The return for the investors?
About 14-21% p.a. depending on how the deal is structured and how much risk is borne by whom. He structures rent deals, ownership deals, private equity SPV, sale and lease back of luxury cars, …and he charges a fee based on each transaction. Frankly there is no way how he does transactions where he makes less than 5-7% – but ensures that the borrower pays less than what he would if he did the deal with a bank. He also makes sure that the lender gets bank+2-3%.
The airwaves and the print media is full of index funds, cost is more important – after all we are all buying in the same market, sounds nice and cliched. Looks good on power-point, but it is absolute shit. Not that such deals are available to every body – each transaction has to be in multiples of Rs. 20 lakhs – so small retail please excuse. His real estate deals have yielded rates ranging from 12% to 35%, his derivative desk generates returns in the region of 20% per annum at least, his equity deals would be far superior to many mutual funds – have not seen his customers crib about what he makes. He recently came to me saying I sold Siemens and bought a house – it had cost him about Rs. 35,00,000 when he invested. He bought a house for Rs. 3 crores – by just selling those shares.

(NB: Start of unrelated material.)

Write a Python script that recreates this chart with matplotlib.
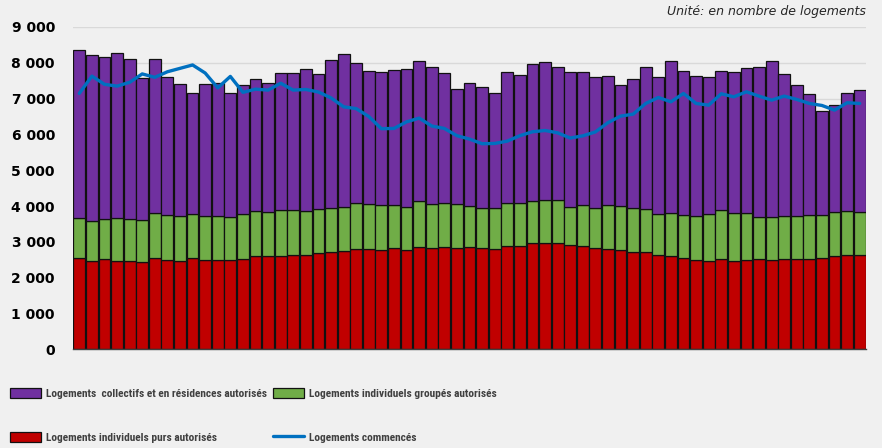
import matplotlib
matplotlib.use("Agg")
import matplotlib.pyplot as plt
import numpy as np

# Data (63 periods)
total = [8353, 8232, 8149, 8270, 8093, 7581, 8102, 7591, 7405, 7144,
         7414, 7442, 7163, 7367, 7544, 7423, 7702, 7702, 7814, 7693,
         8074, 8242, 7981, 7776, 7730, 7786, 7814, 8037, 7870, 7702,
         7256, 7442, 7321, 7163, 7730, 7665, 7963, 8018, 7870, 7749,
         7749, 7609, 7618, 7367, 7535, 7888, 7609, 8056, 7776, 7628,
         7591, 7767, 7749, 7860, 7870, 8056, 7693, 7386, 7125, 6660,
         6828, 7163, 7246]
green_top = [3674, 3581, 3637, 3656, 3647, 3619, 3795, 3740, 3712, 3767,
             3721, 3721, 3684, 3767, 3851, 3823, 3898, 3898, 3851, 3907,
             3935, 3963, 4074, 4056, 4018, 4028, 3963, 4130, 4056, 4074,
             4056, 3991, 3935, 3935, 4093, 4074, 4139, 4158, 4158, 3963,
             4018, 3935, 4028, 3991, 3935, 3907, 3777, 3795, 3749, 3721,
             3777, 3888, 3814, 3814, 3702, 3702, 3721, 3730, 3749, 3758,
             3823, 3870, 3842]
indiv_purs = [2539, 2465, 2512, 2465, 2465, 2428, 2540, 2484, 2465, 2540,
              2484, 2484, 2484, 2512, 2595, 2595, 2614, 2632, 2632, 2679,
              2707, 2735, 2791, 2791, 2763, 2819, 2763, 2846, 2819, 2846,
              2819, 2846, 2819, 2791, 2884, 2874, 2967, 2967, 2977, 2902,
              2884, 2819, 2791, 2772, 2716, 2716, 2632, 2614, 2549, 2484,
              2465, 2512, 2465, 2493, 2512, 2484, 2512, 2521, 2521, 2540,
              2595, 2623, 2642]
commences = [7145, 7628, 7400, 7349, 7455, 7690, 7595, 7750, 7845, 7940,
             7715, 7300, 7620, 7175, 7265, 7237, 7430, 7237, 7256, 7185,
             7020, 6772, 6720, 6500, 6160, 6167, 6352, 6455, 6236, 6167,
             5965, 5870, 5740, 5748, 5813, 5965, 6074, 6110, 6045, 5900,
             5960, 6070, 6330, 6511, 6567, 6865, 7032, 6911, 7144, 6865,
             6818, 7135, 7051, 7191, 7070, 6958, 7070, 6977, 6865, 6809,
             6679, 6884, 6865]

indiv_groupes = [g - r for g, r in zip(green_top, indiv_purs)]
collectifs = [t - g for t, g in zip(total, green_top)]

yticks = [0, 1000, 2000, 3000, 4000, 5000, 6000, 7000, 8000, 9000]
ytick_labels = ["0", "1 000", "2 000", "3 000", "4 000", "5 000", "6 000",
                "7 000", "8 000", "9 000"]

labels = ["Logements  collectifs et en résidences autorisés",
          "Logements individuels groupés autorisés",
          "Logements individuels purs autorisés",
          "Logements commencés"]

bg = "#f0f0f0"
fig = plt.figure(figsize=(8.82, 4.48), dpi=100, facecolor=bg)
ax = fig.add_axes([73/882, 1-349.3/448, (866-73)/882, (349.3-27)/448])
ax.set_facecolor(bg)

x = np.arange(len(total))
w = 0.94
ec = "#111111"
b_red = ax.bar(x, indiv_purs, w, color="#C00000", edgecolor=ec, linewidth=0.9, zorder=2)
b_green = ax.bar(x, indiv_groupes, w, bottom=indiv_purs, color="#70AD47",
                 edgecolor=ec, linewidth=0.9, zorder=2)
b_purple = ax.bar(x, collectifs, w, bottom=green_top, color="#7030A0",
                  edgecolor=ec, linewidth=0.9, zorder=2)
line, = ax.plot(x, commences, color="#0070C0", lw=2.4, zorder=3,
                solid_joinstyle="round", solid_capstyle="round")

ax.set_xlim(-0.5, len(total) - 0.5)
ax.set_ylim(0, 9000)
ax.set_yticks(yticks)
ax.set_yticklabels(ytick_labels, fontsize=10, fontweight="bold", color="black")
ax.tick_params(axis="y", length=0, pad=13)
ax.set_xticks([])
ax.yaxis.grid(True, color="#d9d9d9", lw=1, zorder=0)
ax.set_axisbelow(True)
for s in ["left", "right", "top"]:
    ax.spines[s].set_visible(False)
ax.spines["bottom"].set_color("#404040")
ax.spines["bottom"].set_linewidth(1)

fig.text(866/882, 1-12/448, "Unité: en nombre de logements", ha="right",
         va="center", fontsize=9, style="italic", color="#262626")

leg = fig.legend([b_purple, b_red, b_green, line],
                 [labels[0], labels[2], labels[1], labels[3]],
                 ncol=2, loc="upper left", bbox_to_anchor=(0/882, 1-377.5/448),
                 frameon=False, handlelength=2.7, handleheight=1.0,
                 handletextpad=0.45, columnspacing=0.55, labelspacing=2.9,
                 prop={"size": 8.2, "weight": "bold", "stretch": "condensed",
                       "family": ["Roboto Condensed", "Open Sans Condensed",
                                  "DejaVu Sans"]})
for t in leg.get_texts():
    t.set_color("#404040")

fig.savefig("out.png", dpi=100, facecolor=bg)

This is what we call selling 2 cats of $ 500 million to buy a dog for $ 1 billion. – Peter Lynch!
TheWealthWisher
You do have very good and rich friends Subra :-). Since I am a retail investor, I will excuse myself !
subra
Richness is a state of mind not an amount of money. One of these guys will call his son and ask him to switch off the fan when he is leaving the room. Not that he cannot afford the bill, but sees the futility of wasting electricity, that is all. What I am trying to say is – how many of us would have given money to anybody if he/she had asked for 25% of the profits? May not be many of us, but that is exactly what Warren Buffet charges!
Just saying cost is important is fine…ultimately it is the competence. Look at Hdfc Top 200 will people run away if they increased the asset management charges by 1%, perhaps no. However while choosing a mutual fund, THE ONLY THING WE CAN REALLY look at is – is there a team and how much are the costs!! Ironic is it not ? :):)
Sachin
Mutual Funds charge us even though they do not make money for us. WB will charge 25% on the profit and not on funds invested.
subra
In well run funds – for e.g. in Hdfc Top 200 for a few people I know the corpus today comprises of 20% of principal and 80% of profit. If they had paid fees like what WB charges, they would NOT have accumulated so much. A well managed fund is CHEAP AT 2% asset management charges, but a badly managed fund is EXPENSIVE at 2%. There is far too much emphasis on costs, average and too little on performance. Therefore you have stupid articles all over appearing saying that indexing is good. Yes indexing will be good maybe in 10 years time. However given the limitation of our indices and the poor construction of the index, there seems to be a lot of space at the top for well managed equity funds like Top 200, Discovery, Dynamic, Franklin Flexicap, Hdfc Equity,….etc.